As a pure mental construction (linking brick with an imaginary construct and the construction industry)
To bludgeon an experimenter slowly to death (said looking blankly at the experimenter asking you the question)
As the building block for an experiment about creativity (linking brick with the idea of a building block, which also means the basis of something)
To build a house someone could actually afford to buy (paradoxically referencing the obvious use for a brick but challenging that very function in light of today’s astronomical house prices)
As a tongue piercing (playing with ‘alternative use’ by drawing on ‘alternative culture’ which typically includes piercing various parts of the body)
As a temporary tattoo stamp (ditto)
To build a poem. With ironic foundations. How ‘bout a haiku? (A haiku is a traditional Japanese poem with three lines containing five then seven then five syllables)
To make an anagram of CKRIB
Eat it. It’s a Wall’s ice cream (metaphorically linking brick and wall via the Wall’s ice cream brand)
To scrape the barrel (said at end of your list, especially if you have been getting desperate, ahem)
If you offered just one of these answers (as your only response) you would receive a woefully low score on the test. Science would therefore have measured you as not very creative. But I think you will have done more in that one answer to show you are creative than anyone giving a long list of typical answers.
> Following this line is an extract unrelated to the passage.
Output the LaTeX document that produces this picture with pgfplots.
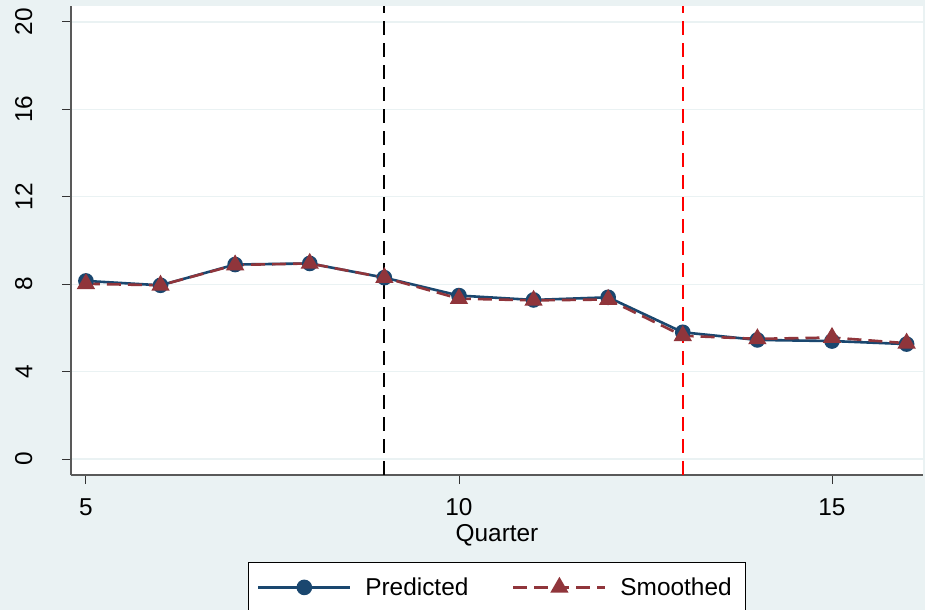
\documentclass[border=0pt]{standalone}
\usepackage{fontspec}
\setmainfont{Liberation Sans}
\usepackage{pgfplots}
\pgfplotsset{compat=1.18}
\definecolor{bg}{RGB}{234,242,243}
\definecolor{snavy}{RGB}{26,71,111}
\definecolor{smaroon}{RGB}{144,53,59}
\newcommand\bigf{\fontsize{24.4bp}{28bp}\selectfont}
\begin{document}
\begin{tikzpicture}
\useasboundingbox (0,0) rectangle (925bp,610bp);
\clip (0,0) rectangle (925bp,610bp);
\fill[bg] (0,0) rectangle (925bp,610bp);
\begin{axis}[
  at={(71bp,135bp)}, anchor=south west,
  scale only axis, width=852bp, height=469bp,
  xmin=4.8, xmax=16.22, ymin=-0.73, ymax=20.73,
  axis background/.style={fill=white},
  axis x line*=bottom, axis y line*=left,
  axis line style={-, draw=black!65, line width=1.3bp},
  xtick={5,10,15}, ytick={0,4,8,12,16,20},
  tick align=outside, major tick length=9bp,
  tick style={black!80, line width=0.9bp},
  ymajorgrids, grid style={bg, line width=1.3bp},
  tick label style={font=\bigf},
  /pgf/number format/assume math mode=true,
  yticklabel style={rotate=90, anchor=south, yshift=26bp},
  xticklabel style={yshift=-11bp},
  xlabel={Quarter}, xlabel style={font=\bigf, yshift=-2bp},
  legend columns=2,
  legend style={at={(0.5,0)}, anchor=north, yshift=-87bp, draw=black, line width=0.8bp,
    fill=white, font=\bigf, inner sep=0pt, nodes={inner sep=0pt}},
  legend cell align=left,
  legend image code/.code={\draw[mark repeat=2,mark phase=2,#1] plot coordinates {(0bp,0bp) (46bp,0bp) (92bp,0bp)};
    \path[draw=none,fill=none] (-10bp,-25bp) rectangle (107bp,25bp);},
]
\addplot[black, line width=2.2bp, dash pattern=on 14bp off 8bp, forget plot] coordinates {(9,-0.73) (9,20.73)};
\addplot[red, line width=2.2bp, dash pattern=on 14bp off 8bp, forget plot] coordinates {(13,-0.73) (13,20.73)};
\addplot[snavy, line width=2.6bp, mark=*, mark size=6.5bp, mark options={solid, fill=snavy}] coordinates {
(5,8.15) (6,7.95) (7,8.9) (8,8.95) (9,8.3) (10,7.48) (11,7.28) (12,7.4) (13,5.8) (14,5.45) (15,5.4) (16,5.26)};
\addlegendentry{Predicted\rule{35bp}{0pt}}
\addplot[smaroon, line width=2.6bp, dash pattern=on 14bp off 7bp, mark=triangle*, mark size=8bp, mark options={solid, fill=smaroon}] coordinates {
(5,8.02) (6,7.95) (7,8.88) (8,8.95) (9,8.3) (10,7.34) (11,7.26) (12,7.3) (13,5.64) (14,5.5) (15,5.56) (16,5.3)};
\addlegendentry{Smoothed\rule{14bp}{0pt}}
\end{axis}
\end{tikzpicture}
\end{document}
While it may be theoretically possible to measure creativity, these kinds of tests seem to me to be inadequate. A very different approach, that of using people tojudge creative ideas as Teresa Amabile does with her Consensual Assessment Technique, has a lot going for it. Its intrinsic subjectivity may mean its findings will perhaps forever remain quasi-scientific, but that's probably where creativity will always have to remain - straddling science and art. And maybe that's not a bad thing.